Black womxn’s anger is never right, never rational, always an overreaction, never worth listening to. We don’t get to make decisions about our own emotionality, our capacity for feeling. We don’t get to acknowledge the weight of Black womxnhood.
Don’t talk about the elephant standing on your chest, or the planet on your back, or the teeth sinking into your flesh, or the fire in your gut. Don’t talk about your labor pains, from working and working and working and working. You’re an incubator, a triage unit, a rehab center, an orphanage. You’re an exhibit, a petting zoo, a sideshow attraction. You’re a punching bag, a spittoon, a toilet, a junkyard. And you are content with this. All the Black womxn in you are content to do this labor, to be all things to all people.
For so long, I have been trying so hard not to be the Black girl with the bad attitude, the Angry Black Womxn. But goddamn. The truth is I’m always fucking seething. Silently, beneath the veneer. I’m spitting mad and I’m bitter about being dehumanized, devalued, and discarded. I want to scream and throw things and shatter worlds, and I feel like I might suffocate if I don’t destroy something pretty.
But I don’t know what it’s like to feel safe with this anger, or frustration, or grief, or bewilderment, or fatigue. I don’t know what it’s like to let myself feel them, fully, unencumbered by my own fear of them and the ghosts that live in my head. But I am learning, finally. I’m learning to hold that anger, to let it prick at my skin and set my scalp on fire.
I got angry when I needed to last week. Someone I once called a friend spilled his misogynoir on me by accident. He inadvertently told me the truth about what he thinks of me, how he views Black womxnhood, and how he understands my purpose in this world. Black womxn are here to teach him, you see, and hold his hand through it all.

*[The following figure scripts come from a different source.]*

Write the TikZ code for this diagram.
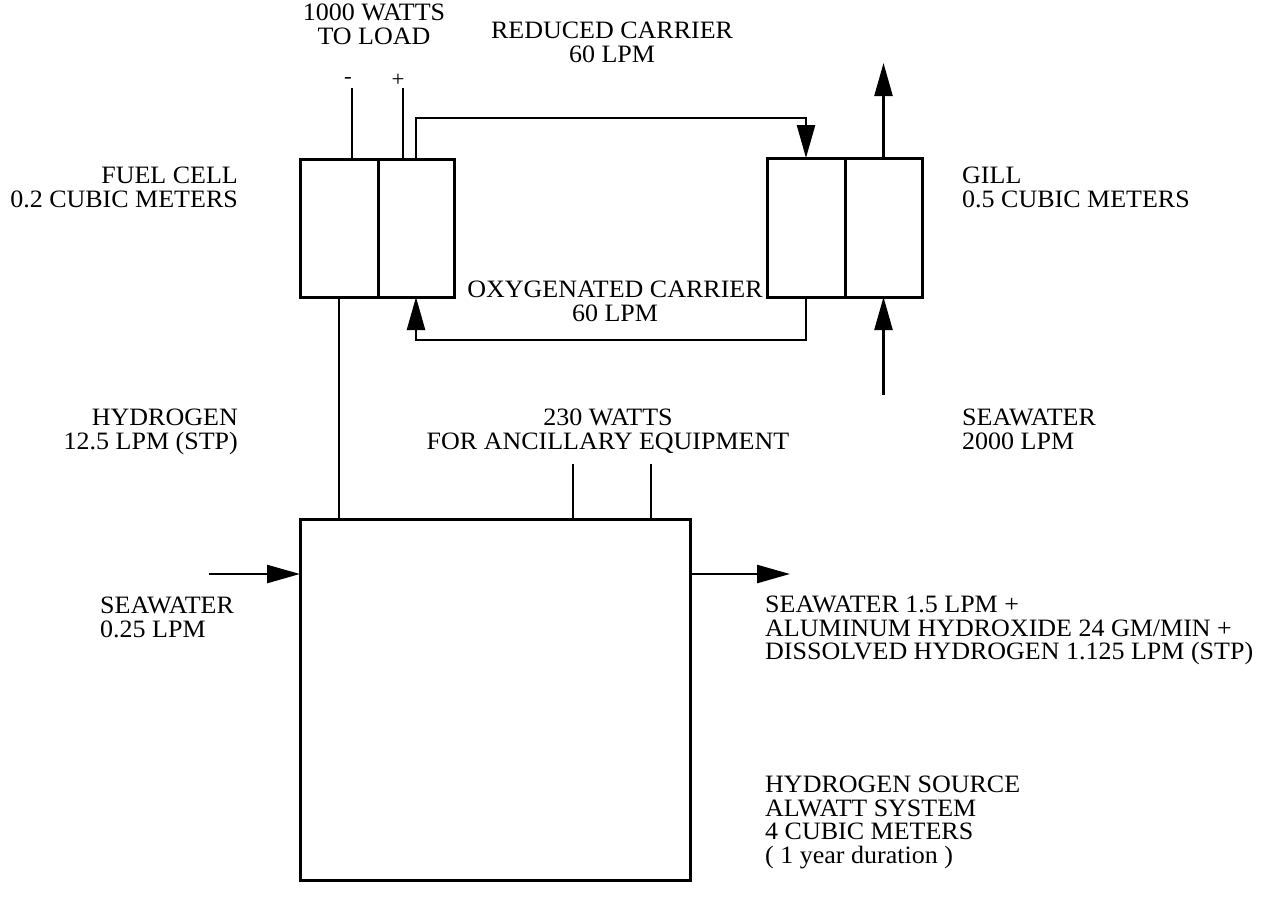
\documentclass[tikz,border=0pt]{standalone}
\usepackage{fontspec}
\setmainfont{Liberation Serif}[FakeStretch=1.04]
\usetikzlibrary{arrows.meta,calc}
\begin{document}
\begin{tikzpicture}[x=1pt,y=-1pt,
  box/.style={draw,line width=3pt,inner sep=0pt,outer sep=0pt},
  wire/.style={line width=2.4pt},
  arr/.style={line width=2.4pt,-{Triangle[length=33pt,width=18pt]}},
  lbl/.style={inner sep=0pt,font=\fontsize{25}{23.5}\selectfont},
  sgn/.style={inner sep=0pt,font=\fontsize{22}{22}\selectfont}]
\useasboundingbox (0,0) rectangle (1271,903);
% boxes
\node[box,minimum width=78pt,minimum height=138pt] (fcL) at (339,228) {};
\node[box,minimum width=76pt,minimum height=138pt] (fcR) at (416,228) {};
\node[box,minimum width=78pt,minimum height=139pt] (gL) at (806,227.5) {};
\node[box,minimum width=77pt,minimum height=139pt] (gR) at (883.5,227.5) {};
\node[box,minimum width=390pt,minimum height=361pt] (src) at (495,699.5) {};
% coordinates for free ends
\coordinate (mneg) at (352,88);
\coordinate (mpos) at (403,88);
\coordinate (rtop) at (0,118);
\coordinate (rbot) at (0,340);
\coordinate (gout) at (0,63);
\coordinate (swg) at (0,395);
\coordinate (aux1) at (573,464);
\coordinate (aux2) at (651,464);
\coordinate (swin) at (209,574);
\coordinate (swout) at (790,574);
% connectors
\draw[wire] (mneg) -- (mneg |- fcL.north);
\draw[wire] (mpos) -- (mpos |- fcR.north);
\draw[arr] (fcR.north) -- (fcR.north |- rtop) -- (gL.north |- rtop) -- (gL.north);
\draw[arr] (gL.south) -- (gL.south |- rbot) -- (fcR.south |- rbot) -- (fcR.south);
\draw[arr] (gR.north) -- (gR.north |- gout);
\draw[arr] (gR.south |- swg) -- (gR.south);
\draw[wire] (fcL.south) -- (fcL.south |- src.north);
\draw[wire] (aux1) -- (aux1 |- src.north);
\draw[wire] (aux2) -- (aux2 |- src.north);
\draw[arr] (swin) -- (swin -| src.west);
\draw[arr] (swout -| src.east) -- (swout);
% labels
\node[lbl,anchor=north,align=center] (t1) at (374,4) {1000 WATTS\\TO LOAD};
\node[sgn] (sneg) at (348,80) {-};
\node[sgn] (spos) at (398,80) {+};
\node[lbl,anchor=north,align=center] (t2) at (612,22) {REDUCED CARRIER\\60 LPM};
\node[lbl,anchor=north east,align=right] (t3) at (238,167) {FUEL CELL\\0.2 CUBIC METERS};
\node[lbl,anchor=north west,align=left] (t4) at (962,167) {GILL\\0.5 CUBIC METERS};
\node[lbl,anchor=north,align=center] (t5) at (615,281) {OXYGENATED CARRIER\\60 LPM};
\node[lbl,anchor=north east,align=right] (t6) at (238,409) {HYDROGEN\\12.5 LPM (STP)};
\node[lbl,anchor=north,align=center] (t7) at (608,409) {230 WATTS\\FOR ANCILLARY EQUIPMENT};
\node[lbl,anchor=north west,align=left] (t8) at (962,409) {SEAWATER\\2000 LPM};
\node[lbl,anchor=north west,align=left] (t9) at (100,597) {SEAWATER\\0.25 LPM};
\node[lbl,anchor=north west,align=left] (t10) at (765,596) {SEAWATER 1.5 LPM +\\ALUMINUM HYDROXIDE 24 GM/MIN +\\DISSOLVED HYDROGEN 1.125 LPM (STP)};
\node[lbl,anchor=north west,align=left] (t11) at (765,776) {HYDROGEN SOURCE\\ALWATT SYSTEM\\4 CUBIC METERS\\( 1 year duration )};
\end{tikzpicture}
\end{document}
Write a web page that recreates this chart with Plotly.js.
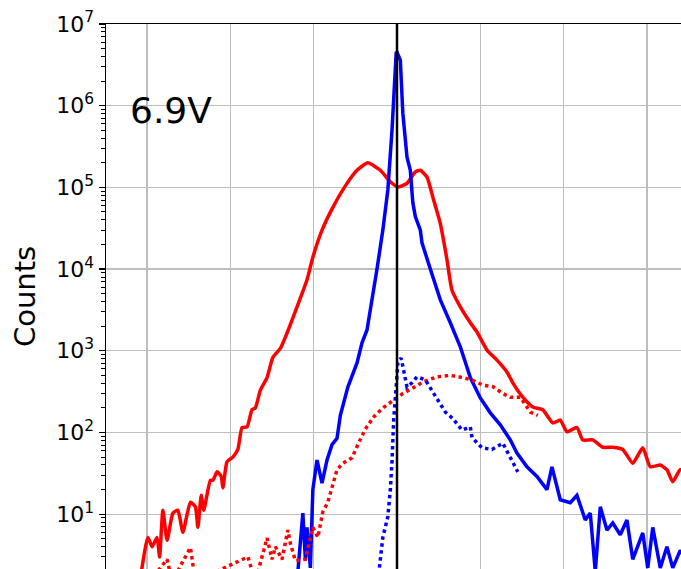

I am to perform emotional and intellectual labor for others, especially men, when they demand it. I am to be their bottomless resource—their dictionary, encyclopedia, thesaurus, archivist, museum curator, historian, cultural critic, librarian, counselor. Tirelessly. Eternally. Eagerly. He spilled all this shit on me and I got fully, righteously angry when I needed to, and it felt so fucking good even though it terrified me. I got angry when I needed to because anger is an appropriate response for when someone spills their shit all over you.
This January was the first time I practiced the tradition of choosing a word for myself and my life at the beginning of the year. I didn’t really understand why at the time, but the word I chose was wreckage. Now I get it. There’s damage for me to attend to and debris that needs to be swept away. There’s destruction to be remedied, walls to rebuild and fixtures to restore. Things to polish and refine.
But there is also shit for me to tear down. Structures for me to demolish and foundations for me to rip up. Things to splinter and break and pulverize. There’s wreckage to be cleaned up and a different wreckage yet to be made. But I can’t do any of it if I don’t let myself find that necessary, useful anger.
It took me almost thirty years, but I’m finally reacquainting myself with this emotion that has always been dangerous and unequal in my life. I don’t owe the world a damn thing, but I owe it to myself to get angry when I need to. This anger belongs to me, every pound of it. It’s still terrifying. It still feels dangerous. I still feel insubordinate and guilty. But, every day, I become less and less afraid of it.